The various ways of looking at the separation of elements takes the canvas from being simply read as a window into an image. As an abstract model with 1:1 or 1:Xproportion, the canvas demonstrates the simple yet exquisite tectonic traces on the broken surface. The image inside the frame does not resist completion, and the traces of painterly techniques steer away from fixation on materiality.
Therefore, it’s hard to see 《Nu-Frame》 as a process of completion where material and color is put over sketches. Rather, the viewer repeatedly sees the construction and deconstruction ofthe fragments of a world that’s completed too quickly. What we may be seeing is the cross section of the warped structure-type that penetrates the column, or the elements, of the new but uncertain composite figure.
[1] The classification of the rectangular figure as is follows: rectangular 〉 trapezoid (isosceles trapezoid) 〉 parallelogram 〉 rectangle (diamond) 〉 square. The artist combined the parts of quadrangles and trapezoids, to create a rectangle, which is a subclass of this category.

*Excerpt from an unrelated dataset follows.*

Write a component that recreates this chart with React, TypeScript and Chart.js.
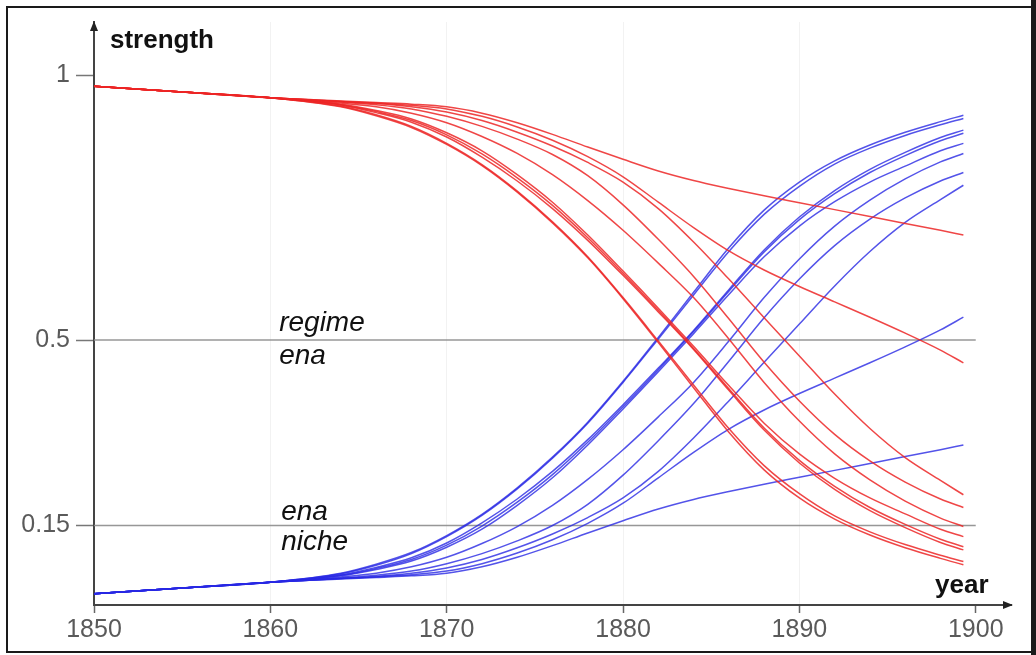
import React, { useEffect, useRef } from "react";
import { Chart, registerables } from "chart.js";

Chart.register(...registerables);

// ---- data ----
const years = [1850, 1855, 1860, 1864, 1866, 1868, 1870, 1872, 1874, 1876, 1878, 1880, 1882, 1884, 1886, 1888, 1890, 1892, 1894, 1896, 1898, 1899.3];

// red: "regime ena" strength
const regime1 = [0.979, 0.968, 0.957, 0.951, 0.948, 0.945, 0.940, 0.928, 0.910, 0.888, 0.864, 0.841, 0.819, 0.801, 0.786, 0.772, 0.759, 0.746, 0.733, 0.720, 0.707, 0.698];
const regime2 = [0.979, 0.968, 0.957, 0.950, 0.947, 0.943, 0.936, 0.922, 0.902, 0.877, 0.846, 0.808, 0.760, 0.712, 0.668, 0.632, 0.601, 0.572, 0.543, 0.513, 0.481, 0.457];
const regime3 = [0.979, 0.968, 0.957, 0.950, 0.946, 0.940, 0.930, 0.914, 0.892, 0.866, 0.835, 0.798, 0.748, 0.685, 0.615, 0.542, 0.470, 0.398, 0.333, 0.278, 0.235, 0.208];
const regime4 = [0.979, 0.968, 0.957, 0.949, 0.944, 0.936, 0.922, 0.903, 0.879, 0.850, 0.810, 0.755, 0.690, 0.620, 0.540, 0.458, 0.385, 0.322, 0.272, 0.232, 0.200, 0.184];
const regime5 = [0.979, 0.968, 0.957, 0.947, 0.940, 0.928, 0.910, 0.884, 0.852, 0.812, 0.763, 0.707, 0.645, 0.580, 0.502, 0.420, 0.347, 0.285, 0.236, 0.196, 0.164, 0.148];
const regime6 = [0.979, 0.968, 0.957, 0.945, 0.933, 0.917, 0.891, 0.857, 0.812, 0.760, 0.698, 0.630, 0.560, 0.488, 0.414, 0.343, 0.285, 0.239, 0.202, 0.172, 0.143, 0.129];
const regime7 = [0.979, 0.968, 0.957, 0.944, 0.931, 0.914, 0.887, 0.851, 0.806, 0.754, 0.693, 0.626, 0.556, 0.484, 0.408, 0.334, 0.273, 0.224, 0.184, 0.152, 0.124, 0.110];
const regime8 = [0.979, 0.968, 0.957, 0.943, 0.929, 0.911, 0.883, 0.845, 0.800, 0.748, 0.688, 0.622, 0.553, 0.482, 0.405, 0.330, 0.268, 0.218, 0.178, 0.146, 0.118, 0.104];
const regime9 = [0.979, 0.968, 0.957, 0.941, 0.925, 0.903, 0.871, 0.831, 0.781, 0.723, 0.657, 0.580, 0.498, 0.415, 0.333, 0.263, 0.210, 0.168, 0.138, 0.114, 0.094, 0.082];
const regime10 = [0.979, 0.968, 0.957, 0.940, 0.923, 0.901, 0.869, 0.829, 0.779, 0.721, 0.655, 0.578, 0.495, 0.410, 0.326, 0.255, 0.202, 0.162, 0.132, 0.108, 0.088, 0.076];

// blue: "ena niche" strength
const niche1 = [0.021, 0.032, 0.043, 0.049, 0.052, 0.055, 0.060, 0.072, 0.090, 0.112, 0.136, 0.159, 0.181, 0.199, 0.214, 0.228, 0.241, 0.254, 0.267, 0.280, 0.293, 0.302];
const niche2 = [0.021, 0.032, 0.043, 0.050, 0.053, 0.057, 0.064, 0.078, 0.098, 0.123, 0.154, 0.192, 0.240, 0.288, 0.332, 0.368, 0.399, 0.428, 0.457, 0.487, 0.519, 0.543];
const niche3 = [0.021, 0.032, 0.043, 0.050, 0.054, 0.060, 0.070, 0.086, 0.108, 0.134, 0.165, 0.202, 0.252, 0.315, 0.385, 0.458, 0.530, 0.602, 0.667, 0.722, 0.765, 0.792];
const niche4 = [0.021, 0.032, 0.043, 0.051, 0.056, 0.064, 0.078, 0.097, 0.121, 0.150, 0.190, 0.245, 0.310, 0.380, 0.460, 0.542, 0.615, 0.678, 0.728, 0.768, 0.800, 0.816];
const niche5 = [0.021, 0.032, 0.043, 0.053, 0.060, 0.072, 0.090, 0.116, 0.148, 0.188, 0.237, 0.293, 0.355, 0.420, 0.498, 0.580, 0.653, 0.715, 0.764, 0.804, 0.836, 0.852];
const niche6 = [0.021, 0.032, 0.043, 0.055, 0.067, 0.083, 0.109, 0.143, 0.188, 0.240, 0.302, 0.370, 0.440, 0.512, 0.586, 0.657, 0.715, 0.761, 0.798, 0.828, 0.857, 0.871];
const niche7 = [0.021, 0.032, 0.043, 0.056, 0.069, 0.086, 0.113, 0.149, 0.194, 0.246, 0.307, 0.374, 0.444, 0.516, 0.592, 0.666, 0.727, 0.776, 0.816, 0.848, 0.876, 0.890];
const niche8 = [0.021, 0.032, 0.043, 0.057, 0.071, 0.089, 0.117, 0.155, 0.200, 0.252, 0.312, 0.378, 0.447, 0.518, 0.595, 0.670, 0.732, 0.782, 0.822, 0.854, 0.882, 0.896];
const niche9 = [0.021, 0.032, 0.043, 0.059, 0.075, 0.097, 0.129, 0.169, 0.219, 0.277, 0.343, 0.420, 0.502, 0.585, 0.667, 0.737, 0.790, 0.832, 0.862, 0.886, 0.906, 0.918];
const niche10 = [0.021, 0.032, 0.043, 0.060, 0.077, 0.099, 0.131, 0.171, 0.221, 0.279, 0.345, 0.422, 0.505, 0.590, 0.674, 0.745, 0.798, 0.838, 0.868, 0.892, 0.912, 0.924];

const regimeSeries = [regime1, regime2, regime3, regime4, regime5, regime6, regime7, regime8, regime9, regime10];
const nicheSeries = [niche1, niche2, niche3, niche4, niche5, niche6, niche7, niche8, niche9, niche10];

const xTickValues = [1850, 1860, 1870, 1880, 1890, 1900];
const yTickValues = [0.15, 0.5, 1];
const referenceLevels = [0.5, 0.15];
const referenceSpan = [1850, 1900];

const FONT = "'Liberation Sans', Arial, Helvetica, sans-serif";

const decorPlugin = {
  id: "decor",
  afterDraw(chart: any) {
    const { ctx, chartArea, scales } = chart;
    const xs = scales.x;
    const ys = scales.y;
    ctx.save();
    // arrowheads
    ctx.fillStyle = "#222";
    ctx.beginPath();
    ctx.moveTo(chartArea.left, chartArea.top - 1);
    ctx.lineTo(chartArea.left - 4, chartArea.top + 9);
    ctx.lineTo(chartArea.left + 4, chartArea.top + 9);
    ctx.closePath();
    ctx.fill();
    ctx.beginPath();
    ctx.moveTo(chartArea.right + 2, chartArea.bottom);
    ctx.lineTo(chartArea.right - 8, chartArea.bottom - 4);
    ctx.lineTo(chartArea.right - 8, chartArea.bottom + 4);
    ctx.closePath();
    ctx.fill();

    // axis titles
    ctx.fillStyle = "#111";
    ctx.textBaseline = "alphabetic";
    ctx.textAlign = "left";
    ctx.font = `bold 26px ${FONT}`;
    ctx.fillText("strength", chartArea.left + 16, 48);
    ctx.fillText("year", chartArea.right - 76, chartArea.bottom - 12);

    // series labels
    ctx.font = `italic 28px ${FONT}`;
    const lx = xs.getPixelForValue(1860.5);
    ctx.fillText("regime", lx, ys.getPixelForValue(0.517));
    ctx.fillText("ena", lx, ys.getPixelForValue(0.455));
    ctx.fillText("ena", lx + 2, ys.getPixelForValue(0.160));
    ctx.fillText("niche", lx + 2, ys.getPixelForValue(0.104));

    // picture frame
    ctx.fillStyle = "#1a1a1a";
    ctx.fillRect(6, 6, 1026, 2);
    ctx.fillRect(6, 6, 2, 647);
    ctx.fillRect(6, 651, 1026, 2);
    ctx.fillRect(1031, 0, 5, 655);
    ctx.restore();
  },
};

export default function App() {
  const ref = useRef<HTMLCanvasElement | null>(null);

  useEffect(() => {
    if (!ref.current) return;
    const datasets: any[] = [];
    regimeSeries.forEach((s, k) => {
      datasets.push({
        label: `regime ${k + 1}`,
        data: years.map((x, i) => ({ x, y: s[i] })),
        borderColor: "rgba(236,38,38,0.85)",
        borderWidth: 1.5,
        pointRadius: 0,
        cubicInterpolationMode: "monotone",
        fill: false,
      });
    });
    nicheSeries.forEach((s, k) => {
      datasets.push({
        label: `niche ${k + 1}`,
        data: years.map((x, i) => ({ x, y: s[i] })),
        borderColor: "rgba(40,40,228,0.8)",
        borderWidth: 1.5,
        pointRadius: 0,
        cubicInterpolationMode: "monotone",
        fill: false,
      });
    });
    referenceLevels.forEach((lvl) => {
      datasets.push({
        label: `level ${lvl}`,
        data: referenceSpan.map((x) => ({ x, y: lvl })),
        borderColor: "rgba(140,140,140,0.9)",
        borderWidth: 1.5,
        pointRadius: 0,
        fill: false,
      });
    });

    const chart = new Chart(ref.current, {
      type: "line",
      data: { datasets },
      options: {
        responsive: false,
        devicePixelRatio: 1,
        animation: false,
        layout: { padding: { left: 0, right: 25, top: 22, bottom: 0 } },
        plugins: { legend: { display: false }, tooltip: { enabled: false } },
        scales: {
          x: {
            type: "linear",
            min: 1850,
            max: 1902,
            afterBuildTicks: (s: any) => {
              s.ticks = xTickValues.map((v) => ({ value: v }));
            },
            afterFit: (s: any) => {
              s.height = 50;
            },
            grid: {
              color: (c: any) =>
                c.tick && (c.tick.value === 1850 || c.tick.value === 1900) ? "rgba(0,0,0,0)" : "rgba(0,0,0,0.05)",
              drawTicks: true,
              tickLength: 8,
              tickColor: "#666",
              tickWidth: 1.5,
            },
            border: { display: true, color: "#444", width: 2 },
            ticks: {
              font: { family: FONT, size: 25 },
              color: "#5a5a5a",
              padding: 2,
              maxRotation: 0,
              autoSkip: false,
              callback: (v: any) => String(v),
            },
          },
          y: {
            type: "linear",
            min: 0,
            max: 1.1,
            afterBuildTicks: (s: any) => {
              s.ticks = yTickValues.map((v) => ({ value: v }));
            },
            afterFit: (s: any) => {
              s.width = 94;
            },
            grid: {
              drawOnChartArea: false,
              drawTicks: true,
              tickLength: 18,
              tickColor: "#777",
              tickWidth: 1.5,
            },
            border: { display: true, color: "#444", width: 2 },
            ticks: {
              font: { family: FONT, size: 25 },
              color: "#5a5a5a",
              padding: 6,
              callback: (v: any) => String(v),
            },
          },
        },
      },
      plugins: [decorPlugin],
    });
    return () => chart.destroy();
  }, []);

  return (
    <div style={{ position: "fixed", left: 0, top: 0, width: 1036, height: 655, background: "#fff" }}>
      <canvas ref={ref} width={1036} height={655} style={{ display: "block", width: 1036, height: 655 }} />
    </div>
  );
}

[2] One of the best-known games based on the cartoon Dragon Ball Z. Some of them recorded 1 million in sales. In this fighting game, screen dividing system which compresses time and distance was adopted in order to reproduce the world view and physical law of Dragon Ball world.
[3] Ray tracing rendering is a technology which illuminates light on the surface of the object in virtual space, and makes pixel image based on the calculations of the reflected light path. A rendering method similar to in reality, and thus producing a high quality reproduction, it requires very specific computer technology and its conditions are finicky to produce effective results.
[4] High Dynamic Range Imaging (HDRI) is a digital imaging technology which can produce a much higher dynamic range than ordinary photograph. First developed to improve the quality of computer rendering image, it was later improved to produce photographs of high dynamic ranges from photographs of different exposures. It reproduces phenomena of changes in the light.